A New Concern for Youth and Lost People
One of the remarkable and enduring things that the Lord did in me during the move of God we experienced in 2006 was to give me a new love for youth.
Our church was hosting a Bible quiz competition with students grades four through 12. I was eager to share with the group a testimony of the powerful things that were happening. It was late in the afternoon and I knew that teams from around Oregon and Washington would be eager to get on the road after a long day. Nonetheless, I went through with my testimony believing that God was bigger than physical weariness. God moved on the hearts of those young people and they poured forward for prayer. As I prayed individually for them, He gave me an appreciation for them as precious to the Lord and I felt a love for them like I had never experienced. My concern for their spiritual condition was very intense. The compassion I felt for these young people was only the beginning of what God was doing in me regarding teens.
The church I pastored is located right next to the high school. For decades students from the school have come on or near the church property to smoke. There were large numbers of students there before school, during lunch and after school and smaller numbers throughout the day.
One time at lunch I counted about sixty students in our parking lot.
Over the years I had observed fights in our parking lot, drug deals, vandalism and even the remains of a fire that could have burned the building down. The biggest problem was the massive amount of litter that they left behind each week. For years I ignored these students and viewed them primarily as a problem.
But then God softened my heart toward these kids. He opened my eyes to the mission field we had in our church’s backyard. I realized I could keep my distance, judge them, and agree with others about horrible they were or I could see their presence as a God-given opportunity to engage with them and to share the gospel.
In my final three and a half years as pastor of the church, I chose to spend time with these students almost every school day. Not everyone was happy with my decision to do that. The police, who sometimes had to be called to deal with problems, were baffled when they saw us serving the students hot chocolate or donuts. They expected us to chase them off, not befriend them.

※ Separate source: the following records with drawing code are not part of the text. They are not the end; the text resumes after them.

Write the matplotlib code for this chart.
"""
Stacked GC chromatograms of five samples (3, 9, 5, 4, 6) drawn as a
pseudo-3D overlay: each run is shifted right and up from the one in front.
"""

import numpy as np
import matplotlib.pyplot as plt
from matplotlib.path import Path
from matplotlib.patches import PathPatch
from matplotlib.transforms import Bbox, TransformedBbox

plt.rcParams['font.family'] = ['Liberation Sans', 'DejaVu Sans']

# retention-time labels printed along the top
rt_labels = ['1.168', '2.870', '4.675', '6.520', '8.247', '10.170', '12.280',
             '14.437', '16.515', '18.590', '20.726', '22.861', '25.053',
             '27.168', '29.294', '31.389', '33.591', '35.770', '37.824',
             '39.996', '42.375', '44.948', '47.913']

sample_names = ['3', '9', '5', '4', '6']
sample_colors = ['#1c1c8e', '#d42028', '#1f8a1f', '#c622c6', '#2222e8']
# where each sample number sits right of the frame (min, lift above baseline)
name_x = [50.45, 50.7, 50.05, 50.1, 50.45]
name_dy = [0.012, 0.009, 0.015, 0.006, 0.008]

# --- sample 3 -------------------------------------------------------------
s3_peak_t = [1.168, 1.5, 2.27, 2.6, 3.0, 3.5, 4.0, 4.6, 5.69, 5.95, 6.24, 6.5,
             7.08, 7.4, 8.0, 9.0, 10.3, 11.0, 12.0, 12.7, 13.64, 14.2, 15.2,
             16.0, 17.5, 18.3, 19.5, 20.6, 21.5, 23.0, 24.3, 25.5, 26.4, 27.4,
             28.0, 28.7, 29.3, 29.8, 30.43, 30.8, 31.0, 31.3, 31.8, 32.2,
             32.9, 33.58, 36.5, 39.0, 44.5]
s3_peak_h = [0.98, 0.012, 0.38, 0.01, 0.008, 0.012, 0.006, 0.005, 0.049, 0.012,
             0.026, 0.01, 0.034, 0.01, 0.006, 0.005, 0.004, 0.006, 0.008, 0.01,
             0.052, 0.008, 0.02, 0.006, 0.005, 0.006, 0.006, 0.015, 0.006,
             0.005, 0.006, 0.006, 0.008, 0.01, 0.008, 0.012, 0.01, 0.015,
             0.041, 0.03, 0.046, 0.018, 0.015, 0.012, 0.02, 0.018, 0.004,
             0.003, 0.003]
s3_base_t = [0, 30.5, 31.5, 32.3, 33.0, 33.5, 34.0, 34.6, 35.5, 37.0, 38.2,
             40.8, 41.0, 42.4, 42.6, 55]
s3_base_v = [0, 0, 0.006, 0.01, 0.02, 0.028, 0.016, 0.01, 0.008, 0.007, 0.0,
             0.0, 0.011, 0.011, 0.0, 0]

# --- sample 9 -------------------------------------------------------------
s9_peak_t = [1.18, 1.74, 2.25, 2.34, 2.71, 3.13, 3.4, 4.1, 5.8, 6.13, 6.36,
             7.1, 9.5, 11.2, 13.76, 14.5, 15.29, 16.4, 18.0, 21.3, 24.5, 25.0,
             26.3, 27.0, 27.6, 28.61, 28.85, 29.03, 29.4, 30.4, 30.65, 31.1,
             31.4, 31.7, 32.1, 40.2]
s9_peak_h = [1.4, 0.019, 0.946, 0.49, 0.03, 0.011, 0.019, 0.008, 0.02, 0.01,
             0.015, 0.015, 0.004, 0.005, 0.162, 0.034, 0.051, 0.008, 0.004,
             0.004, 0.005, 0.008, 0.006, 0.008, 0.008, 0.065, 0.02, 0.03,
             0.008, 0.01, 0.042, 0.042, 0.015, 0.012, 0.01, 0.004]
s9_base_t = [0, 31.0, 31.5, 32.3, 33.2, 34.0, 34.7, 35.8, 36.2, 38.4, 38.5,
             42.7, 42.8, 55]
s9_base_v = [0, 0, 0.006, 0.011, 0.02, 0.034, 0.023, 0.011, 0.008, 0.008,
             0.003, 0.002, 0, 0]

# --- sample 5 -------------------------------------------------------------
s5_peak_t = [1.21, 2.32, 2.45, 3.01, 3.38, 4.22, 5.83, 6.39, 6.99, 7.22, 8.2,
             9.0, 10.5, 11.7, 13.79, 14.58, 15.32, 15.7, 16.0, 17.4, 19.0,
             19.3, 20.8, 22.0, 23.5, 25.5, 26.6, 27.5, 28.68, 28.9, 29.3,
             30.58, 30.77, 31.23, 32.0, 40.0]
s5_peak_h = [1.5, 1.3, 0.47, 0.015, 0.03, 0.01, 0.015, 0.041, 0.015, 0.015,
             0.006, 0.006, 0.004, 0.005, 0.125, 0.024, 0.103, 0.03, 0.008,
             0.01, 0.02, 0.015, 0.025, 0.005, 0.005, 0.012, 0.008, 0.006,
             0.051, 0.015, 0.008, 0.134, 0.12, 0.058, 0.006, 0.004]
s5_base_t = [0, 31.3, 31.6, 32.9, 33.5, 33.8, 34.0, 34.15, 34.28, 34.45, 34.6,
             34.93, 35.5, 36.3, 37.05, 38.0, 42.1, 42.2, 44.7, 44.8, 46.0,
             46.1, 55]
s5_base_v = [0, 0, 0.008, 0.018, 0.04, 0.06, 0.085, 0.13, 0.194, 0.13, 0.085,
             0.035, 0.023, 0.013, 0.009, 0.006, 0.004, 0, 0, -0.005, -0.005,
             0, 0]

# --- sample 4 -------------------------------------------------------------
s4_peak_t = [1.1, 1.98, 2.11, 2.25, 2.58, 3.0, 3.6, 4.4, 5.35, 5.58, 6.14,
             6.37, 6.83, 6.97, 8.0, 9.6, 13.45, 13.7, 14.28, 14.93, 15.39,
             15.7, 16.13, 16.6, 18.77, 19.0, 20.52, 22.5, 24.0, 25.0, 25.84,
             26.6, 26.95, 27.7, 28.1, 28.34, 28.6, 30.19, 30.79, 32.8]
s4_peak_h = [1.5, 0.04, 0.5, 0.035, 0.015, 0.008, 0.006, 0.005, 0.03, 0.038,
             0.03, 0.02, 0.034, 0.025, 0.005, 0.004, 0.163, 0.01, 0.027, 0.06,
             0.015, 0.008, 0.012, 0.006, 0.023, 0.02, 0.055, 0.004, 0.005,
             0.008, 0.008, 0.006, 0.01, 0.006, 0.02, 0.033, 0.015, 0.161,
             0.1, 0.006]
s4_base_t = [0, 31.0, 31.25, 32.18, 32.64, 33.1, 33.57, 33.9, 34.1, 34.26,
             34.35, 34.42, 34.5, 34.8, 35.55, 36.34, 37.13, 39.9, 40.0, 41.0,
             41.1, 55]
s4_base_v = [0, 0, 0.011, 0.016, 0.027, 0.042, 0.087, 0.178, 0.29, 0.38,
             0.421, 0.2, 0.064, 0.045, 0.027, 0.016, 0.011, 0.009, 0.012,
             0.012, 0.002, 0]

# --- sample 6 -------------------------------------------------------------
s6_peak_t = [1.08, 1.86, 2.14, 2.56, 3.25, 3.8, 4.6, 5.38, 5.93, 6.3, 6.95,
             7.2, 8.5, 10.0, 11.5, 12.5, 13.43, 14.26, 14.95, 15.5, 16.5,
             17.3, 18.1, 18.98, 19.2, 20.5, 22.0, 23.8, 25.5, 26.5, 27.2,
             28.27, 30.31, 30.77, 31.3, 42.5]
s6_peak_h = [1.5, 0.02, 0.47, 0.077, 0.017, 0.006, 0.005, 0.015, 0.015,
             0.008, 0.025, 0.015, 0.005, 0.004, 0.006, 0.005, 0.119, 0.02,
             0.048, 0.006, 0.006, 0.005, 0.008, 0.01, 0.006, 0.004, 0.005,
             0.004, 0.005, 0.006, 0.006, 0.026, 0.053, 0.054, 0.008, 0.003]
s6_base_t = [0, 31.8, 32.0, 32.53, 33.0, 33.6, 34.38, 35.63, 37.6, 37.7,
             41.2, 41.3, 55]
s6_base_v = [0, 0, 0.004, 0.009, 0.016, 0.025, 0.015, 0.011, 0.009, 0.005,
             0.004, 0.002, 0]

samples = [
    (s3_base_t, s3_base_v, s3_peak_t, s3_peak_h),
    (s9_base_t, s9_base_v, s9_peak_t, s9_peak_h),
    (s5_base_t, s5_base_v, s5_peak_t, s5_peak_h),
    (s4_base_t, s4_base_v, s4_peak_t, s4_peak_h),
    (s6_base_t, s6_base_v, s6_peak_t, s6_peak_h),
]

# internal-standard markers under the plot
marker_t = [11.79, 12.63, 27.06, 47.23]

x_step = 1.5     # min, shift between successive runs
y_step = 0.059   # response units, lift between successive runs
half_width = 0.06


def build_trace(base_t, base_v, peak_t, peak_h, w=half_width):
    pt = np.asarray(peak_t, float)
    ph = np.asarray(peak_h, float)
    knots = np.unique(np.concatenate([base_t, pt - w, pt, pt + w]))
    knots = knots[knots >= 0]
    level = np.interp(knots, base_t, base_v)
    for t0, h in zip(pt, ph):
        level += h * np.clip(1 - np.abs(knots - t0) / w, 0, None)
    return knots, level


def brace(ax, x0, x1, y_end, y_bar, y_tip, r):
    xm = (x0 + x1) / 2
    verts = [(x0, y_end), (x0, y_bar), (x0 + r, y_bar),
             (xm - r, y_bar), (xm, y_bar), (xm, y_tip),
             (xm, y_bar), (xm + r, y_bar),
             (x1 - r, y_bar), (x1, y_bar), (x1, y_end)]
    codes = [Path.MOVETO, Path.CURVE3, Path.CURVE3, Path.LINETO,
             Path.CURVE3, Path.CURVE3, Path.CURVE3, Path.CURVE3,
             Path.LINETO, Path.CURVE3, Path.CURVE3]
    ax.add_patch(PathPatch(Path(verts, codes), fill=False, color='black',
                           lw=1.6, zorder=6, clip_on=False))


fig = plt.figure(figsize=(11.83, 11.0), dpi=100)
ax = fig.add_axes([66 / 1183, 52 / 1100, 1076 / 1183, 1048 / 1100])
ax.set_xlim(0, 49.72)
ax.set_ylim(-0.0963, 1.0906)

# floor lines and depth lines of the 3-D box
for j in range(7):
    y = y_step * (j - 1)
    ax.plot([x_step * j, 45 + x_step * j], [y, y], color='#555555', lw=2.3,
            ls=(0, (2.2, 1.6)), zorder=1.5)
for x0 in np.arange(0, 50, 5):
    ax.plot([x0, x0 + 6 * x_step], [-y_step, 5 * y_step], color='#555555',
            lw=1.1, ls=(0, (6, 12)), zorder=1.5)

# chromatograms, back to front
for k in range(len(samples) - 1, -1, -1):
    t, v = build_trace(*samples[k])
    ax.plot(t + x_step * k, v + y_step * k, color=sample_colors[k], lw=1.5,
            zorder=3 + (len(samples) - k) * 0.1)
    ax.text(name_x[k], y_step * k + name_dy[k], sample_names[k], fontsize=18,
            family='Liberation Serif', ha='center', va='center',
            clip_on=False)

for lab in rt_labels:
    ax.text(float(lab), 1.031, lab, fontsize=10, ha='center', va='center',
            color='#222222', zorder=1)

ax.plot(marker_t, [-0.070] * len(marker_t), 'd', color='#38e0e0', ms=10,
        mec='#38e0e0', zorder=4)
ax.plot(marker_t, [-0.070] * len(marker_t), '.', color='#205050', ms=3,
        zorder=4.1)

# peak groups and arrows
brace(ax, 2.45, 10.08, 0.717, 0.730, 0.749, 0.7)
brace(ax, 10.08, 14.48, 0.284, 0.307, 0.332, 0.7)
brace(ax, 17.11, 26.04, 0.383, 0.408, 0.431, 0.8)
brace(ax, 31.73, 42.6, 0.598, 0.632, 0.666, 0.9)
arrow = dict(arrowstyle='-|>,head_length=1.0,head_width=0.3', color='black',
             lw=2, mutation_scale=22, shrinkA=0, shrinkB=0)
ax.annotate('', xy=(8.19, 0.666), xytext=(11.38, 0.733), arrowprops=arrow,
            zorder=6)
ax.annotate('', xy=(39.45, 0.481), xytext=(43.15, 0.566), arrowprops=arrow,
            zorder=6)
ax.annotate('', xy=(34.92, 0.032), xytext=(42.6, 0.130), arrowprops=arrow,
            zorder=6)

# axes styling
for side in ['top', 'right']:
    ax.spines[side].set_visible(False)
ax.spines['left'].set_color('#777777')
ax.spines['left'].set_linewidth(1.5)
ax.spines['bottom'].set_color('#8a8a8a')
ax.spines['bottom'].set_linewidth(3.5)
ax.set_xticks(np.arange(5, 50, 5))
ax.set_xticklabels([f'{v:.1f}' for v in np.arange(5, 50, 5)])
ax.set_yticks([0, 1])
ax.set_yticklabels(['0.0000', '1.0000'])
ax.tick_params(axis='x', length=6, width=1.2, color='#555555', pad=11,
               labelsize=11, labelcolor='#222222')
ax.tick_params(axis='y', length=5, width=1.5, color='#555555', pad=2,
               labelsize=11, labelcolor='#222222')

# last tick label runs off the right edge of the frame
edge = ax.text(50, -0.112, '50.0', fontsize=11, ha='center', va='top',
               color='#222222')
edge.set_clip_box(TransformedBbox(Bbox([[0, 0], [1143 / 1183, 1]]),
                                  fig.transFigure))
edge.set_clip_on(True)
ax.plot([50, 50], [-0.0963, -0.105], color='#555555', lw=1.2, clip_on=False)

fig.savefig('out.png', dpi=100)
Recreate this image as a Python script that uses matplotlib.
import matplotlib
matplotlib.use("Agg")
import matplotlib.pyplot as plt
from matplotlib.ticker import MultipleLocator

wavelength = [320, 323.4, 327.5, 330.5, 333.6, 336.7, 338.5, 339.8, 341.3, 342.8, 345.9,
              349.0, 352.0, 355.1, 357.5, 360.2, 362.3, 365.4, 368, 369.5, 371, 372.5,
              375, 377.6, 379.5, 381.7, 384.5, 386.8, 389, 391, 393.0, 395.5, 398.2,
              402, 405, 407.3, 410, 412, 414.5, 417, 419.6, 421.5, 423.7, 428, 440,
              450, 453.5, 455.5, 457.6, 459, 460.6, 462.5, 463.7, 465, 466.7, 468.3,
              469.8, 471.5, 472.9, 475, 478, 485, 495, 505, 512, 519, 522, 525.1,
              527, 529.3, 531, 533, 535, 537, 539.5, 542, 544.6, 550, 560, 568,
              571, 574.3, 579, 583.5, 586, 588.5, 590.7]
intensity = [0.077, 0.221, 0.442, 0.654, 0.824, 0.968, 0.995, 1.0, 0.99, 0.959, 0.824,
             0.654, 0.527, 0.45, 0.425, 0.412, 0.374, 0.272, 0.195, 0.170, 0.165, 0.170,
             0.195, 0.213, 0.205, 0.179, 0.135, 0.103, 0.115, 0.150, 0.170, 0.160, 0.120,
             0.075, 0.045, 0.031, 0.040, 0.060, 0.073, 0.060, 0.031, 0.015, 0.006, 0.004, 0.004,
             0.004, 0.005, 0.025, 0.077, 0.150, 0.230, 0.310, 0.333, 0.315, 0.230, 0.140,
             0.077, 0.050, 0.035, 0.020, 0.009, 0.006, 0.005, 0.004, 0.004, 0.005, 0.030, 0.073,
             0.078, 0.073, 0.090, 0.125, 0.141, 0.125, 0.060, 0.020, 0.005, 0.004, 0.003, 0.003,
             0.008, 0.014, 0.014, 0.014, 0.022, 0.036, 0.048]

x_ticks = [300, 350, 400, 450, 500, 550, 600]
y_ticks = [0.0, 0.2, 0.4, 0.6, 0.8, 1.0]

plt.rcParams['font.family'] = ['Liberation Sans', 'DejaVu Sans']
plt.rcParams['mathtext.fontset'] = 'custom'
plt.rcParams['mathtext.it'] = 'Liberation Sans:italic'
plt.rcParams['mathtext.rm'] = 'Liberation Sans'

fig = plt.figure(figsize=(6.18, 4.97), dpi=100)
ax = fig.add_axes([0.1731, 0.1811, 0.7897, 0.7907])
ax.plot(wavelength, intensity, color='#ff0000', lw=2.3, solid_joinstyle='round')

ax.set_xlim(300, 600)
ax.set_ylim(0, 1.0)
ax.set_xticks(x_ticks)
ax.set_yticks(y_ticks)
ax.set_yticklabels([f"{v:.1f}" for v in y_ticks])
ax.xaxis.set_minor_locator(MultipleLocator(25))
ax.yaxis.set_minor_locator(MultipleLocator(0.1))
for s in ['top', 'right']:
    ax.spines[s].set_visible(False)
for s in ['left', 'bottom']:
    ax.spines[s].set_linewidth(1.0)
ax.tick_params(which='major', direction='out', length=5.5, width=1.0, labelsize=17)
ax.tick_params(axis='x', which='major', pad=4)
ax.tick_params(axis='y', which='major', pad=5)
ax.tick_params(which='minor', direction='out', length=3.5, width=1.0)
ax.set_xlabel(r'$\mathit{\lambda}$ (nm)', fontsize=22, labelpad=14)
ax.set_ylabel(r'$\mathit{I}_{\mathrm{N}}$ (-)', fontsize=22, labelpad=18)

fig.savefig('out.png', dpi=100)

One officer said, “If you give them an inch, they’ll take a mile.”
Some in the church were unhappy because of the extra work involved cleaning the litter. Others felt that we were encouraging under-age smoking by reaching out to the kids and being friendly. There were even some neighbors who called to express their anger that the church was encouraging bad behavior.
As the months went by, the criticism sometimes caused me to question whether I was doing the right thing. Was God really calling me to this? Maybe befriending sinners as Jesus did was a great principle but not practical in this case.
At one point I was alone in Florence when my wife called to inform me that students had put cigarette burns all over the church’s front porch carpet. I felt terrible and wondered whether this outreach was such a great idea. That very day in the midst of my struggle, I received a letter from a woman I had taught school with and had prayed for over a twenty year period. She wrote to tell me she had become a Christian. God encouraged my heart with this news. God knows what we are going through, and in His mercy, sends what we need at just the right time. I was strengthened to persevere with these students, being convinced that this was God’s heart just as it was His heart to save my teacher friend.
In Luke 15, when Jesus was criticized by the Pharisees and teachers of the law for hanging out with “sinners” and tax collectors he told them three parables that all made the same point. The parables of the lost sheep, the lost coin and the prodigal son teach that heaven rejoices whenever a sinner repents.
God’s heart is for lost people to come to Him. Not everyone understands this. Some people are like the older brother in the parable of the prodigal son wanting justice to be carried out rather than grace shown. But when we understand that we ourselves deserve God’s wrath and that it is by his mercy and grace that we are saved and changed, then we will have a heart of compassion and not one of condemnation toward “sinners.”
I learned to overlook the tattoos, piercings, boys’ low-lying pants and foul language, to see those kids as people that God longed to have a relationship with. I learned that love and respect were languages they understood very well and responded to.
On one occasion I was preparing to eat breakfast in the parsonage and I could see that the students had gathered as usual before school in front of the church. I had spent lots of time with them and began to debate with the Lord about going over there. “Don’t I have a right to enjoy my breakfast now?” “I spend enough time with them already!” Often when I start debating something in my head, it is an indication that the Holy Spirit is prompting me to do something.
So I left my breakfast and walked over to the church. It turned out that one of their friends had committed suicide the night before and kids were in tears. God opened a wonderful opportunity for ministry and prayer.
On another occasion, I was talking to a couple girls with a Catholic background and was trying to see whether or not they understood the gospel. As I talked with them they showed a moderate amount of interest in the gospel but a fifteen year old guy standing nearby heard the conversation and was very interested. After talking more with him, he gave his life to Christ.
What is your attitude toward “sinners”? In view of the mercy and grace you’ve been shown, is it becoming more in line with God’s heart? In Ezekiel 18:23 God asks:
Do I take any pleasure in the death of the wicked? ...Rather, am I not pleased when they turn from their ways and live”?